_Aim of the exercise_:
Identify all lines below that hold "this" and collect them.

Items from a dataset

______________________________

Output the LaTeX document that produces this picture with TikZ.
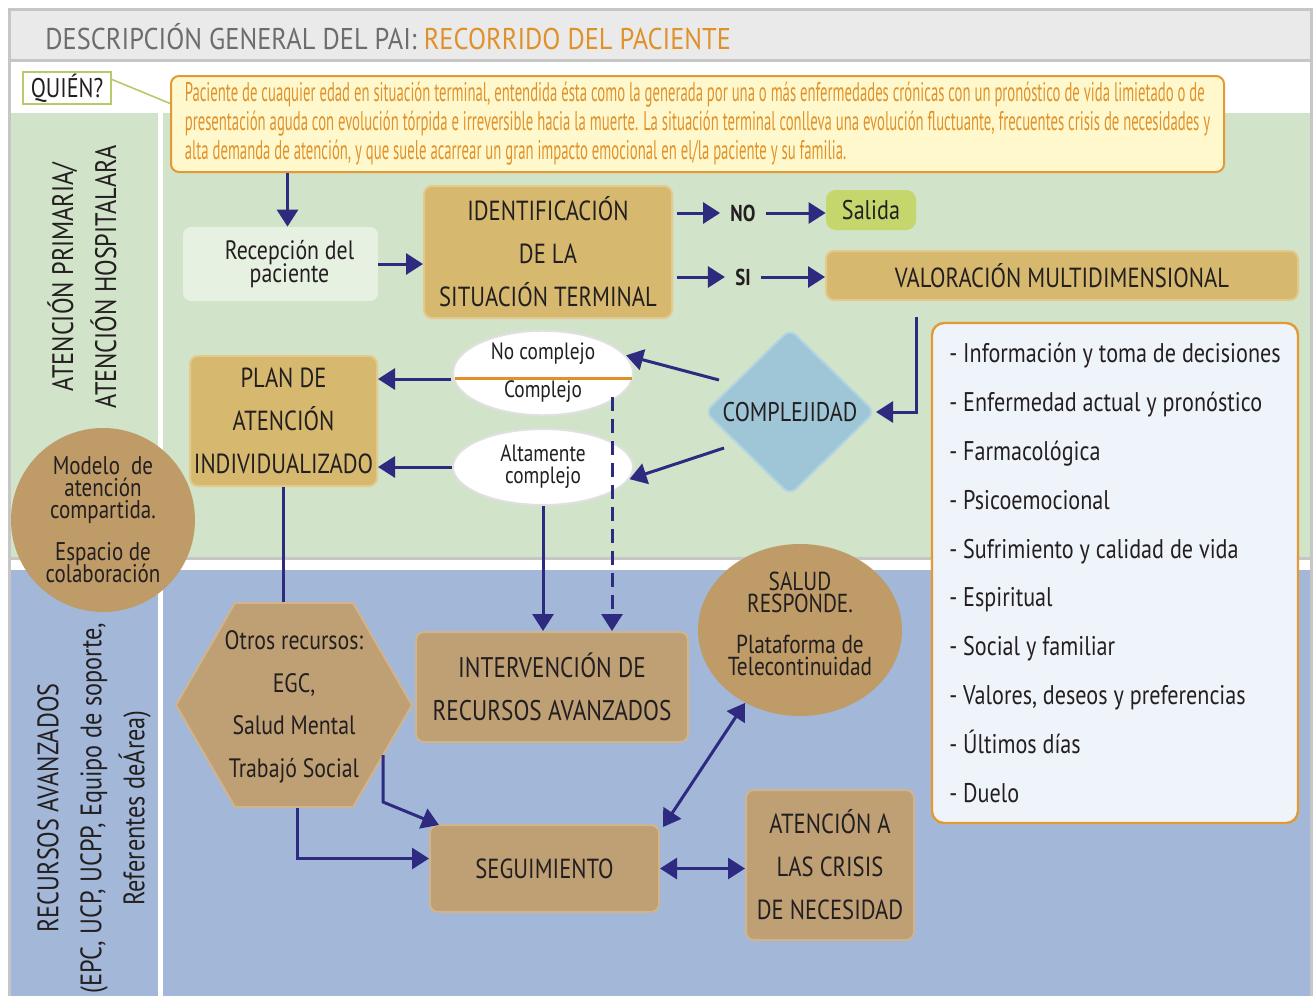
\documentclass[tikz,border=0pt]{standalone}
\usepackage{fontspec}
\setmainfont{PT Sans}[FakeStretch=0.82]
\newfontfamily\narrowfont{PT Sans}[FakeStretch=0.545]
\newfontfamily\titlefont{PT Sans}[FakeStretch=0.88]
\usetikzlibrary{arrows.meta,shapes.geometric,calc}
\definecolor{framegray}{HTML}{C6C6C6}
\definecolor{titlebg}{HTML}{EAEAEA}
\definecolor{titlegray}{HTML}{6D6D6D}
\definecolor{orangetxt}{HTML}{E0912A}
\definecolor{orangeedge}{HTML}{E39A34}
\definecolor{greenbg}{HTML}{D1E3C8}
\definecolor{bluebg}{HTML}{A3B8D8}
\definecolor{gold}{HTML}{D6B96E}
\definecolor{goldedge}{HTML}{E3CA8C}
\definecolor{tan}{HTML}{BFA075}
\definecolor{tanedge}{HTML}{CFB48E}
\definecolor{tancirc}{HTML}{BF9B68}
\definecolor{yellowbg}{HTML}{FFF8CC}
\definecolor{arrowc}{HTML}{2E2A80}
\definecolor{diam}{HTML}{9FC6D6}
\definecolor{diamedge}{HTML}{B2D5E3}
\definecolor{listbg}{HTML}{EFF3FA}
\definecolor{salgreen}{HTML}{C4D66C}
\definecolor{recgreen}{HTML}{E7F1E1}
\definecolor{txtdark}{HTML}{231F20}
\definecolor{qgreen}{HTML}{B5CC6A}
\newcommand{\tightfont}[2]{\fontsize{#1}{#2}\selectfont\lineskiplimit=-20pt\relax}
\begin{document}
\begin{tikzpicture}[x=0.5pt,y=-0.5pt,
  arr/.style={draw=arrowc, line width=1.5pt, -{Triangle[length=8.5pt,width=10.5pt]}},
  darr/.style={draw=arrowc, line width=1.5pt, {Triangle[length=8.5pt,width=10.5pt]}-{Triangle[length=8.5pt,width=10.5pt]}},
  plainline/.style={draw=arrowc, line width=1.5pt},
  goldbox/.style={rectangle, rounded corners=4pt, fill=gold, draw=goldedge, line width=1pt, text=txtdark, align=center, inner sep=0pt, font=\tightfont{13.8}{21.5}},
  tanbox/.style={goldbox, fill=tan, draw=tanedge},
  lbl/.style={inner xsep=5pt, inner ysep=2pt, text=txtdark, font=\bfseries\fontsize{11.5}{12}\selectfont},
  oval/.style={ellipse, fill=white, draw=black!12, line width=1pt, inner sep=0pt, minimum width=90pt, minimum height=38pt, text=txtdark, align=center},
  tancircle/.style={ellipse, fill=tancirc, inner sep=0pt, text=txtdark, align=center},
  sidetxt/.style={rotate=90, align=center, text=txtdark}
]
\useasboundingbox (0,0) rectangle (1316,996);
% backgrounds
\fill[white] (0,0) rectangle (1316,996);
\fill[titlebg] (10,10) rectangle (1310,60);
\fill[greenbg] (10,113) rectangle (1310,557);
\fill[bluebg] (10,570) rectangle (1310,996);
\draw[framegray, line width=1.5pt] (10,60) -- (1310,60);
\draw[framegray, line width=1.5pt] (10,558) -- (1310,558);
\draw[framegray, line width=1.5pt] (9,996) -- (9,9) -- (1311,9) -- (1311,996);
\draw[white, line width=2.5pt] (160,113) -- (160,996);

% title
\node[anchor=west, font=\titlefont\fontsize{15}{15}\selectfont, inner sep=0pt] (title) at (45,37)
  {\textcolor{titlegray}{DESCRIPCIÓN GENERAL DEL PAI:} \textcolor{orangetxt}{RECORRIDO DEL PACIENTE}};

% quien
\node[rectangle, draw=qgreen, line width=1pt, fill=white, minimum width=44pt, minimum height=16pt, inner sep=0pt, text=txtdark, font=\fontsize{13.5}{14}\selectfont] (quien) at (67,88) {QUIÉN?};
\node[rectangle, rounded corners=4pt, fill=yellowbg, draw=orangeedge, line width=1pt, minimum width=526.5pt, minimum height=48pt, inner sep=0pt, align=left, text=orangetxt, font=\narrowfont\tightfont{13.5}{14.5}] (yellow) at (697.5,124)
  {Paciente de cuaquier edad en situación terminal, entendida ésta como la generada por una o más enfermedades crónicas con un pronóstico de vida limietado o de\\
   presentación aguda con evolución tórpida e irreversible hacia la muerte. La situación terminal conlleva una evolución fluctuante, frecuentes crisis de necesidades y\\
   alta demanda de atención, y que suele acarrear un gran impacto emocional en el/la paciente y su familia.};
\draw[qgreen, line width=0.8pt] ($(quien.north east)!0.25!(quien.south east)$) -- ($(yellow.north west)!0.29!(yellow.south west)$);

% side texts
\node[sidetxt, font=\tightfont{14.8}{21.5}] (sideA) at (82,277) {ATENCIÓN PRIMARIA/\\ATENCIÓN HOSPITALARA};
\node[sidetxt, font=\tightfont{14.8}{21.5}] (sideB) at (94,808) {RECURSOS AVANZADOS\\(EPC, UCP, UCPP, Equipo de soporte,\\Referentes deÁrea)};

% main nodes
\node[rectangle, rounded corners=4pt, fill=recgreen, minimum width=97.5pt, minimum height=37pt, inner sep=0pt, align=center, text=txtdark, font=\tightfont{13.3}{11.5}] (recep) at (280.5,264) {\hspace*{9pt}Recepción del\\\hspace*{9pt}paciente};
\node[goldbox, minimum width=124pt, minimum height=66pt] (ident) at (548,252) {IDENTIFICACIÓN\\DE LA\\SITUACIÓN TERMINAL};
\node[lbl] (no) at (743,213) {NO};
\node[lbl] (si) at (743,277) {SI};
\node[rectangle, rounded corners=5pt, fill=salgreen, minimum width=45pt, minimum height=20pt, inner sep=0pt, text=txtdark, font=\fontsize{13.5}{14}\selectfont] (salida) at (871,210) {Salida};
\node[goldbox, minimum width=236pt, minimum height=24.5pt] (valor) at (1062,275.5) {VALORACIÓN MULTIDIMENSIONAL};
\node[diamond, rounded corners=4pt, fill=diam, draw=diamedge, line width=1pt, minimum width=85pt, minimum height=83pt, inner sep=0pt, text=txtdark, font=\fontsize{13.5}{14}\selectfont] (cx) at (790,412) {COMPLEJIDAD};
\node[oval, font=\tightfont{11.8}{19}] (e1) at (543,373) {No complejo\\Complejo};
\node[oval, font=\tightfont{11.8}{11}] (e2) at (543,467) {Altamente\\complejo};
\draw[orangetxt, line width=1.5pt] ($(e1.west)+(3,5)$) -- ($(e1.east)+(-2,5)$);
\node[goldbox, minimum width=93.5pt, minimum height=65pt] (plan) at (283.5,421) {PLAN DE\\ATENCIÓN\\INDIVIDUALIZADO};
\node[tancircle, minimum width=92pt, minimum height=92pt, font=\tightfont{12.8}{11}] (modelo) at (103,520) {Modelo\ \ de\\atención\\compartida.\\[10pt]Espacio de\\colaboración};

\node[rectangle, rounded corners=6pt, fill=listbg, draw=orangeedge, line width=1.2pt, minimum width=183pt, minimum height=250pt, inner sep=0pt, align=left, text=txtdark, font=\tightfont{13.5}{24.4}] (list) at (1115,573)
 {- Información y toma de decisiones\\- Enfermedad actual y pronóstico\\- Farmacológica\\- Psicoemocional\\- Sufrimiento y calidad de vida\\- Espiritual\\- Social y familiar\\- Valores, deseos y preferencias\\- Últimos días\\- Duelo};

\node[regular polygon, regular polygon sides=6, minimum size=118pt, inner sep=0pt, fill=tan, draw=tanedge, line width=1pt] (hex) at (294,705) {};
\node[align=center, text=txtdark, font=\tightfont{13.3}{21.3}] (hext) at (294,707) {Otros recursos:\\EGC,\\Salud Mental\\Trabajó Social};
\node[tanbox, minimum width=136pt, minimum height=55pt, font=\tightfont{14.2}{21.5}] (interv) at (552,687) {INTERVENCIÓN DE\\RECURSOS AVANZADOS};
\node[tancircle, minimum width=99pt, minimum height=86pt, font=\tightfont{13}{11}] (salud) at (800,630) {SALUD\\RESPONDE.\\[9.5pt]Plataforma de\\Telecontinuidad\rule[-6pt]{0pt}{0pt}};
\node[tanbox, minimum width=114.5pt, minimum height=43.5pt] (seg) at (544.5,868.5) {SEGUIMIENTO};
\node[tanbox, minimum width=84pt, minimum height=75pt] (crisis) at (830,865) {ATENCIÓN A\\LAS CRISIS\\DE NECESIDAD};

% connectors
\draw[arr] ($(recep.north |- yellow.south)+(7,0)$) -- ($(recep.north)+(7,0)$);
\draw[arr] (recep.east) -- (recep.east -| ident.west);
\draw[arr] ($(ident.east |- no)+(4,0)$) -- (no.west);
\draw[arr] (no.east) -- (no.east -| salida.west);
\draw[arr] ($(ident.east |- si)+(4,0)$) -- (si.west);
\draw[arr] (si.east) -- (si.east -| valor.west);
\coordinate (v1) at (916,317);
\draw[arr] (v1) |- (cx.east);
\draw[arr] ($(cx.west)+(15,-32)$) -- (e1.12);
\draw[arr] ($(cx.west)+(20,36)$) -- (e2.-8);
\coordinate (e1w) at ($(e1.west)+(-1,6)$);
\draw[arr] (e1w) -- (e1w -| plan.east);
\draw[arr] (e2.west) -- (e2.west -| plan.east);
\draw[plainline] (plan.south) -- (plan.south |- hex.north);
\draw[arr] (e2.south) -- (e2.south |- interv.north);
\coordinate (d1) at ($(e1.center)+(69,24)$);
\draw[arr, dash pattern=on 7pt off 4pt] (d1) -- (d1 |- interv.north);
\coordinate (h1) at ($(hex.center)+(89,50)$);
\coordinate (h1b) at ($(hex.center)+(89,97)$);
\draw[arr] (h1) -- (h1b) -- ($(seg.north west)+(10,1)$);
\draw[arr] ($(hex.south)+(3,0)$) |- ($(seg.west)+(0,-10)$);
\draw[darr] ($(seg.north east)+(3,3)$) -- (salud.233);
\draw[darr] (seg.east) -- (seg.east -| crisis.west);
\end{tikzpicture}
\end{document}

______________________________

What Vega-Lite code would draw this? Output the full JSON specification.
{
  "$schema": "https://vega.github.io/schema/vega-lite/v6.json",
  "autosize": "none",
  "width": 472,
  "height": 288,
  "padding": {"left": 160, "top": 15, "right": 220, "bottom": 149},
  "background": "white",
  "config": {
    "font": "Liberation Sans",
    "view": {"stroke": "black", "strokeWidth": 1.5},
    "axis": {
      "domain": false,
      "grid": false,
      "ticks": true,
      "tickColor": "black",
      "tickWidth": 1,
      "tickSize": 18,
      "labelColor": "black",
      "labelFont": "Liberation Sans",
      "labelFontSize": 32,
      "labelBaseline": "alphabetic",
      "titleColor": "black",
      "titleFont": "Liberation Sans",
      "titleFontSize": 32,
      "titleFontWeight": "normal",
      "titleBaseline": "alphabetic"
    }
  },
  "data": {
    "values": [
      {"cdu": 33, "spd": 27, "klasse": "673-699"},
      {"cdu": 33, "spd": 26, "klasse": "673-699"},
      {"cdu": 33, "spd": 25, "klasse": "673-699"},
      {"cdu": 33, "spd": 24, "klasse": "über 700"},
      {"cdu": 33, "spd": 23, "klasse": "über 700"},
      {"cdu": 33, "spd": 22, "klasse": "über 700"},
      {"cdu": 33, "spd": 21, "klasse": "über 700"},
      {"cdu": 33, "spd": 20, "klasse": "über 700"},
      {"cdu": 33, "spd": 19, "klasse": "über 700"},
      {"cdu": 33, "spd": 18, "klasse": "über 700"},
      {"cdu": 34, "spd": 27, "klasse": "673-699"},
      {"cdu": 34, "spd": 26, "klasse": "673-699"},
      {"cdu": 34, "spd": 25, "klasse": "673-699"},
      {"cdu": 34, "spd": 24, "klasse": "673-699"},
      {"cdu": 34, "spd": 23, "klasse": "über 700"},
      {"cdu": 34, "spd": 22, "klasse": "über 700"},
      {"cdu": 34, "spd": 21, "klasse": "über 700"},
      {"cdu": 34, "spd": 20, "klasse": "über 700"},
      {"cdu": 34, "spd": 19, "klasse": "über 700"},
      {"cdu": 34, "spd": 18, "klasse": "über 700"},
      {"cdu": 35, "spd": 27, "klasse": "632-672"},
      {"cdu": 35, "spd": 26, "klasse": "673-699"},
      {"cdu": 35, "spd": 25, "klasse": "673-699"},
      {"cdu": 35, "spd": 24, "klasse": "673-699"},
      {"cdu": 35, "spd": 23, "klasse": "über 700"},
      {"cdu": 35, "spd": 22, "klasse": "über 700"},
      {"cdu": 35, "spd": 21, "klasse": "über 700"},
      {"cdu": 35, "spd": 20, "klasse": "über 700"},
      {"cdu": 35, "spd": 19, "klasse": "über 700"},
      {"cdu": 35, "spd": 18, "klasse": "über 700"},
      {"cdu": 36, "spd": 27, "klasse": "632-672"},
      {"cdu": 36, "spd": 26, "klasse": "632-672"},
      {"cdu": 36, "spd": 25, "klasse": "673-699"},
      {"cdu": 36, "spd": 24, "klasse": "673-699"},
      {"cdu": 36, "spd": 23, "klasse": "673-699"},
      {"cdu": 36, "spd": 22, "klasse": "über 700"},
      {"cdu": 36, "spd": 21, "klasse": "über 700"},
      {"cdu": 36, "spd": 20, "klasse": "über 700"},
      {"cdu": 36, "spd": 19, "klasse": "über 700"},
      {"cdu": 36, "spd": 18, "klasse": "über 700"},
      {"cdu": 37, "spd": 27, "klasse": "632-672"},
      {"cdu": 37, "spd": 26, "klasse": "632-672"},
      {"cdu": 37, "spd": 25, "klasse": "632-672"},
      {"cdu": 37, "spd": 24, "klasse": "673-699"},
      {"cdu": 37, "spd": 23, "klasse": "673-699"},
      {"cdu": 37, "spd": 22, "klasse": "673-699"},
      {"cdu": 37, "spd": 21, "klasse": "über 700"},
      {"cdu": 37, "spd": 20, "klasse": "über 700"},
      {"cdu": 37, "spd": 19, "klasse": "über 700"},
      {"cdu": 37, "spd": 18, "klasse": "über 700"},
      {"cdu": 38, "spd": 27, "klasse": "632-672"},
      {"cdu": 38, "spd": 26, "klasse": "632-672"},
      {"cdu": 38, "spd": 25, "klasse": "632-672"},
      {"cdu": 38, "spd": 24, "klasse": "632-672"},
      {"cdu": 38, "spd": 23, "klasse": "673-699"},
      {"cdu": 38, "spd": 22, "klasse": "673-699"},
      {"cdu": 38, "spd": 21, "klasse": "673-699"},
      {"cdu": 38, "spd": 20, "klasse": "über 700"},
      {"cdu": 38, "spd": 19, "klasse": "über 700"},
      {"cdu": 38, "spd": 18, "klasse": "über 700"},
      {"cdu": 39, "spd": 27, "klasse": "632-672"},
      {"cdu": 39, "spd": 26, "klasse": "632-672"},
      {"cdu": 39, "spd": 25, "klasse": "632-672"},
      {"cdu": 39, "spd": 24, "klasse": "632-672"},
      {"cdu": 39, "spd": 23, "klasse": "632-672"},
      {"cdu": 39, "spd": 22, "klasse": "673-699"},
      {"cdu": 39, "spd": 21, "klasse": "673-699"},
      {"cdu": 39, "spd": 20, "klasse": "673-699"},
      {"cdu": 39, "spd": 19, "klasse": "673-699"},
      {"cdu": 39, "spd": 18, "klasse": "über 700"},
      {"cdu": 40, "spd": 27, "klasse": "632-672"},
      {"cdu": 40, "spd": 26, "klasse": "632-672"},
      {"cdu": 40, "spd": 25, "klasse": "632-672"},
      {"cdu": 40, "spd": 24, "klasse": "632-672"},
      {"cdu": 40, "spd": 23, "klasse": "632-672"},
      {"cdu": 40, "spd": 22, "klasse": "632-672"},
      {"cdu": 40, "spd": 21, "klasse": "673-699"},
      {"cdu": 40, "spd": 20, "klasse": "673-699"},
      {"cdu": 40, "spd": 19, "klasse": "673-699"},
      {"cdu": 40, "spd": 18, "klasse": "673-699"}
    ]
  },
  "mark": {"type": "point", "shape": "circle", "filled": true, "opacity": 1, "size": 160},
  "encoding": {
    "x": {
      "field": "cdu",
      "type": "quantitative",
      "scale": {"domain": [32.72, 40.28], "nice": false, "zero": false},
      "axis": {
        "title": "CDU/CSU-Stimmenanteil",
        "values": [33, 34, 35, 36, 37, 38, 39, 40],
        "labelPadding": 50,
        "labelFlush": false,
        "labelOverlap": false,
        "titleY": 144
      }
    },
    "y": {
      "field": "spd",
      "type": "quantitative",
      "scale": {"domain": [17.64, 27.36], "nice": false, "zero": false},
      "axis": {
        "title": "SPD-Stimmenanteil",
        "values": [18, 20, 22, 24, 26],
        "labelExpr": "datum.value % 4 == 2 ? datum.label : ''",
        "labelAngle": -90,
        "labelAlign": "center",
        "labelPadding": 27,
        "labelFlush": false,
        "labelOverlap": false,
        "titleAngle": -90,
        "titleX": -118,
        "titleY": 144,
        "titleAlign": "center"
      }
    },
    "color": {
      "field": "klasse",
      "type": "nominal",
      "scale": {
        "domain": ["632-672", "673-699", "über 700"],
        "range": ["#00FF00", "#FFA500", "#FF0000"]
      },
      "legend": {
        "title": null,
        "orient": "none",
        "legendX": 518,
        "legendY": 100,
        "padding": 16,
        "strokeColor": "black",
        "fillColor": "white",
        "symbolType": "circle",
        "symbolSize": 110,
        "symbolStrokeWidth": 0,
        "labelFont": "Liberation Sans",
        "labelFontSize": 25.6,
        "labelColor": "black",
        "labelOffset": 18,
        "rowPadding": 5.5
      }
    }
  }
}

______________________________

_Right answer_:
Output the LaTeX document that produces this picture with TikZ.
What Vega-Lite code would draw this? Output the full JSON specification.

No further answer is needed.